Nel 1947, quando la crisi dell’afta epizootica – una malattia infettiva che colpisce il bestiame – minacciava di raggiungere gli Stati Uniti e devastare l’industria della carne, il presidente Harry Truman fece una scelta saggia. Resistendo alle pressioni degli allevatori, che chiedevano la chiusura del confine meridionale, Truman decise al contrario di collaborare con il Governo messicano per contenere e debellare l’epidemia. Lo sforzo bilaterale costò a Washington circa 135 milioni di dollari, molto più di quanto previsto, ma ebbe successo.
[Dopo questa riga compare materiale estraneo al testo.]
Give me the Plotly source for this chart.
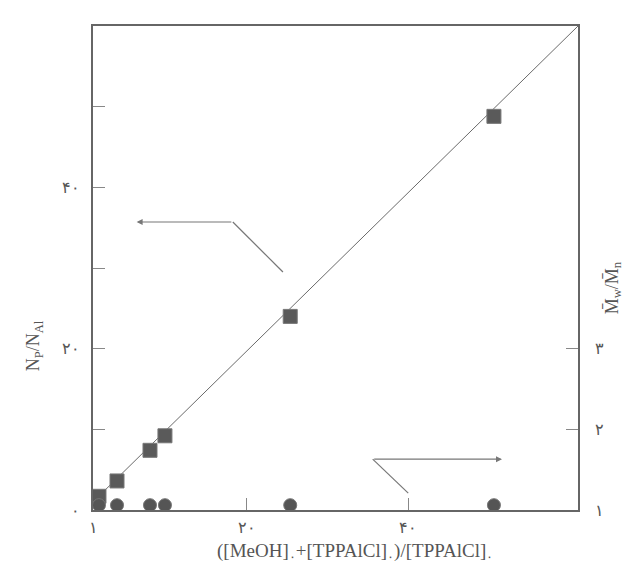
import plotly.graph_objects as go

# ---- data ----
ratio_x = [1.74, 3.97, 8.05, 9.9, 25.4, 50.6]          # ([MeOH]0+[TPPAlCl]0)/[TPPAlCl]0
np_nal = [1.7, 3.6, 7.4, 9.2, 24.0, 48.8]             # Np/NAl (left axis)
mw_mn = [1.06, 1.06, 1.06, 1.06, 1.06, 1.06]          # Mw/Mn (right axis)
fit_x = [1.0, 61.0]
fit_y = [1.0, 60.0]

x_tickvals = [1, 20, 40]
x_ticktext = ["۱", "۲۰", "۴۰"]
yl_tickvals = [0, 10, 20, 30, 40, 50, 60]
yl_ticktext = ["۰", "", "۲۰", "", "۴۰", "", ""]
yr_tickvals = [1, 2, 3]
yr_ticktext = ["۱", "۲", "۳"]

ink = "#555555"
font = "Liberation Serif"

fig = go.Figure()
fig.add_trace(go.Scatter(x=fit_x, y=fit_y, mode="lines",
                         line=dict(color="#6a6a6a", width=1), showlegend=False))
fig.add_trace(go.Scatter(x=ratio_x, y=np_nal, mode="markers",
                         marker=dict(symbol="square", size=14, color="#5a5a5a",
                                     line=dict(color="#777777", width=1)),
                         showlegend=False))
fig.add_trace(go.Scatter(x=ratio_x, y=mw_mn, mode="markers", yaxis="y2",
                         marker=dict(symbol="circle", size=13, color="#555555",
                                     line=dict(color="#777777", width=1)),
                         showlegend=False))

# arrow guide segments (diagonal parts)
fig.add_trace(go.Scatter(x=[24.5, 18.3], y=[29.5, 35.7], mode="lines",
                         line=dict(color="#777777", width=1.2), showlegend=False))
fig.add_trace(go.Scatter(x=[40.0, 35.6], y=[2.1, 6.3], mode="lines",
                         line=dict(color="#777777", width=1.2), showlegend=False))

axis_common = dict(showgrid=False, zeroline=False, ticks="inside", ticklen=12,
                   tickcolor="#888888", tickwidth=1, automargin=False,
                   tickfont=dict(family=font, size=16, color=ink))

fig.update_layout(
    width=630, height=567,
    margin=dict(l=85, r=60, t=18, b=65),
    paper_bgcolor="white", plot_bgcolor="white",
    xaxis=dict(range=[1, 61], tickvals=x_tickvals, ticktext=x_ticktext,
               showline=True, mirror=True, linecolor="#666666", linewidth=2,
               ticklabelstandoff=2, **axis_common),
    yaxis=dict(range=[0, 60], tickvals=yl_tickvals, ticktext=yl_ticktext,
               showline=True, mirror=True, linecolor="#666666", linewidth=2,
               ticklabelstandoff=8, **axis_common),
    yaxis2=dict(range=[1, 7], overlaying="y", side="right",
                tickvals=yr_tickvals, ticktext=yr_ticktext, showline=False,
                ticklabelstandoff=16, **axis_common),
    annotations=[
        dict(x=6.4, y=35.7, ax=18.3, ay=35.7, xref="x", yref="y", axref="x", ayref="y",
             showarrow=True, arrowhead=2, arrowsize=1, arrowwidth=1.2,
             arrowcolor="#777777", text=""),
        dict(x=51.6, y=6.3, ax=35.6, ay=6.3, xref="x", yref="y", axref="x", ayref="y",
             showarrow=True, arrowhead=2, arrowsize=1, arrowwidth=1.2,
             arrowcolor="#777777", text=""),
        dict(text="N<sub>P</sub>/N<sub>Al</sub>", xref="paper", yref="paper",
             x=-0.12, y=0.34, xanchor="center", textangle=-90, showarrow=False,
             font=dict(family=font, size=18, color=ink)),
        dict(text="M̄<sub>w</sub>/M̄<sub>n</sub>", xref="paper", yref="paper",
             x=1.072, y=0.46, xanchor="center", yanchor="middle", textangle=-90,
             showarrow=False, font=dict(family=font, size=18, color=ink)),
        dict(text="([MeOH]<sub>۰</sub>+[TPPAlCl]<sub>۰</sub>)/[TPPAlCl]<sub>۰</sub>",
             xref="paper", yref="paper", x=0.54, y=-0.087, yanchor="middle",
             showarrow=False, font=dict(family=font, size=19, color=ink)),
    ],
)

fig.write_html("out.html")
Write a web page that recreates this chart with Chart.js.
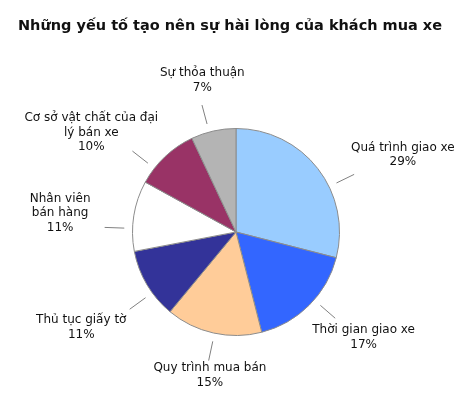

La crisi dell’afta epizootica non è certamente paragonabile, per estensione e gravità, alla pandemia di Covid-19, ma il metodo di Truman può ancora insegnare molto. Esempi più recenti sono l’epidemia di Hiv/Aids del 2003 e quella di ebola del 2014: in entrambi i casi, gli Stati Uniti hanno investito grosse somme di denaro e guidato la comunità internazionale nella risposta alle due emergenze. Mentre oggi, con il nuovo coronavirus, non è accaduto niente di tutto questo: gli Stati Uniti non hanno nessuna intenzione di assumere nuovamente quel ruolo di leadership, e anzi hanno approfittato della pandemia per rilanciare il loro messaggio isolazionista. Non è però solo la trazione americana che manca. Manca anche – e soprattutto – un approccio multilaterale al problema. Ogni Paese ha risposto a modo suo, con misure e tempistiche diverse. E anche se nel mondo alcune strategie di contenimento hanno cominciato ad assomigliare al lockdown italiano, tra i Governi non c’è stata coordinazione. Nemmeno gli alleati storici si sono parlati. Quando l’amministrazione Trump ha annunciato la sospensione dei voli dall’Europa, per esempio, lo ha fatto senza prima consultarsi con Bruxelles. Lo stesso unilateralismo è stato riservato anche al Canada, che ha appreso solo da uno scoop giornalistico dell’intenzione di Washington – poi abbandonata – di militarizzare il confine comune.